The data it requires for a distribution should be rather straightforward to generate:

  1. a file which maps binary package names to source package names
  2. a file with the list of files in all the packages

For example:

$ ls -l dist-debian/
total 39688
-rw-r--r--  1 enrico enrico  1688249 Jan 20 17:37 binsrc
drwxr-xr-x  2 enrico enrico     4096 Jan 21 19:12 db
-rw-r--r--  1 enrico enrico 29960406 Jan 21 10:02 files.gz
-rw-r--r--  1 enrico enrico  8914771 Jan 21 18:39 interesting-files

$ head dist-debian/binsrc 
openoffice.org-dev openoffice.org
ext4-modules-2.6.32-5-4kc-malta-di linux-kernel-di-mipsel-2.6
linux-headers-2.6.30-2-common linux-2.6
libnspr4 nspr
ipfm ipfm
libforks-perl libforks-perl
med-physics debian-med
libntfs-3g-dev ntfs-3g
libguppi16 guppi
selinux selinux

$ zcat dist-debian/files.gz | head
memstat etc/memstat.conf
memstat usr/bin/memstat
memstat usr/share/doc/memstat/changelog.gz
memstat usr/share/doc/memstat/copyright
memstat usr/share/doc/memstat/memstat-tutorial.txt.gz
memstat usr/share/man/man1/memstat.1.gz
libdirectfb-dev usr/bin/directfb-config
libdirectfb-dev usr/bin/directfb-csource
libdirectfb-dev usr/include/directfb-internal/core/clipboard.h
libdirectfb-dev usr/include/directfb-internal/core/colorhash.h

interesting-files and db are generated when indexing.

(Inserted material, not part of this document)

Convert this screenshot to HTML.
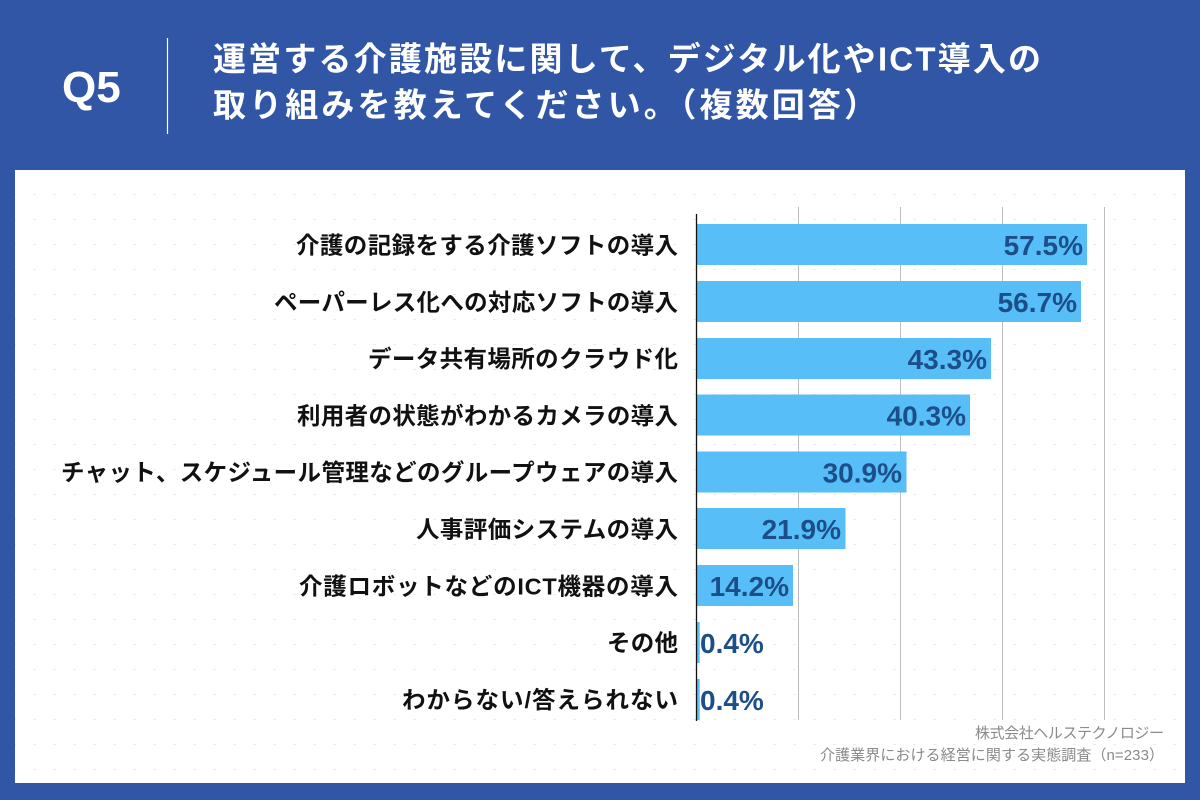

To prove the usefulness of the idea (but does it need proving?), you can find in the same git repo a little example app (it took me 10 minutes to write it), that uses the distromatch engine to export Debtags tags to other distributions:

$ ./exportdebtags fedora | head
memstat: admin::benchmarking, interface::commandline, role::program, use::monitor
libdirectfb-dev: devel::lang:c, devel::library, implemented-in::c, interface::framebuffer, role::devel-lib
libkonqsidebarplugin4a: implemented-in::c++, role::shared-lib, suite::kde, uitoolkit::qt
libemail-simple-perl: devel::lang:perl, devel::library, implemented-in::perl, role::devel-lib, role::shared-lib, works-with::mail
libpoe-component-pluggable-perl: devel::lang:perl, devel::library, implemented-in::perl, role::shared-lib
manpages-ja: culture::japanese, made-of::man, role::documentation
libhippocanvas-dev: devel::library, qa::low-popcon, role::devel-lib
libexpat-ocaml-dev: devel::lang:ocaml, devel::library, implemented-in::c, implemented-in::ocaml, role::devel-lib, works-with-format::xml
libgnutls-dev: devel::library, role::devel-lib, suite::gnu

Just in case this made you itch to play with Debtags in a non-Debian distribution, I've generated the full datasets for Fedora, Mandriva and OpenSUSE.

Others have been working on the same matching problem. After we started writing code we started to become aware of existing work:

I'd like to make use of those efforts, maybe to cross-validate results, maybe even better as yet another heuristics.

Update:

I built a simple distromatch query system into DDE!